Guerra di liberazione nazionale
La nostra è stata una "guerra di liberazione nazionale", la guerra di tutti gli italiani per la libertà e per la democrazia: furono i collaborazionisti dell'invasore che cercarono di trasformarla in guerra civile, ma ci riuscirono solo in parte perché la grande maggioranza degli italiani li respinse insieme ai loro protettori e padroni nazisti.
Del resto anche i dirigenti politici e militari di Salò, ma anche i tedeschi, sapevano molto bene come stavano le cose, altrimenti le feroci rappresaglie messe in atto nelle città, e quelle ancor più feroci e indiscriminate compiute sui monti e nelle campagne non avrebbero avuto motivo contro una popolazione schierata in qualche consistente misura dalla loro parte.

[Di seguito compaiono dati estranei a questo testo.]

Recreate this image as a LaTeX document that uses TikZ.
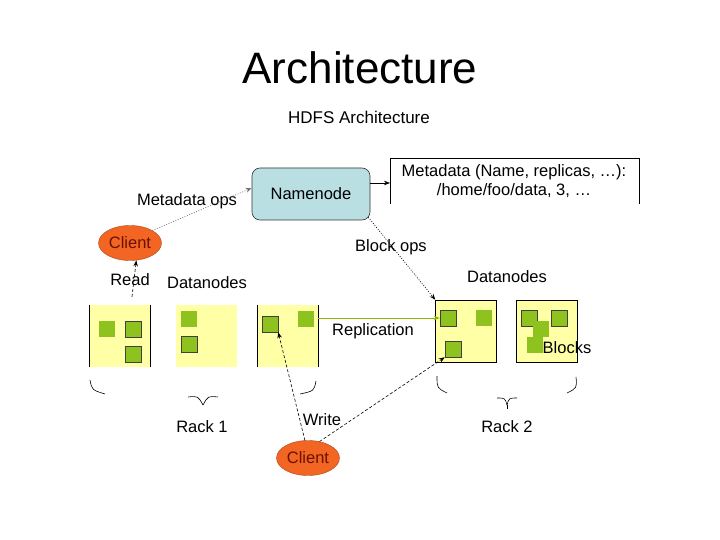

Due canzoni, una delle brigate nere e una delle brigate partigiane, ricordano in modo emblematico il clima in cui vivevamo: "Le donne non ci vogliono più bene / perché portiamo la camicia nera" cantavano i fascisti; e dall'altra parte: "Ogni contrada è patria di un ribelle / ogni donna a lui dona un sospiro" cantavano i partigiani.
Basti ricordare, per chi c'era, l'atmosfera di cupo infinito silenzio della nostra città, delle nostre contrade, deserte nei mesi dell'occupazione, e l'esplosione improvvisa di gioia, affollata, urlata, felice, che accolse le forze militari anglo-americane.
Eppure è sempre più frequente che la nostra guerra di liberazione venga ricordata come guerra civile. Fa parte di una delle brecce che il revanscismo fascista è riuscito ad aprire nella memoria corrente.
(da "la RINASCITA della sinistra", 18 ottobre 2002, pagg 28-29)
3 commenti:
...e che cavolo! Finalmente un punto fermo. Fa sempre bene ribadire verità ovvie, di questi tempi.
Colgo l'occasione per riconsigliarvi lo stupendo monologo di Ascanio Celestini "Radio Clandestina", basato sul libro di Alessandro Portelli "L'ordine è già stato eseguito".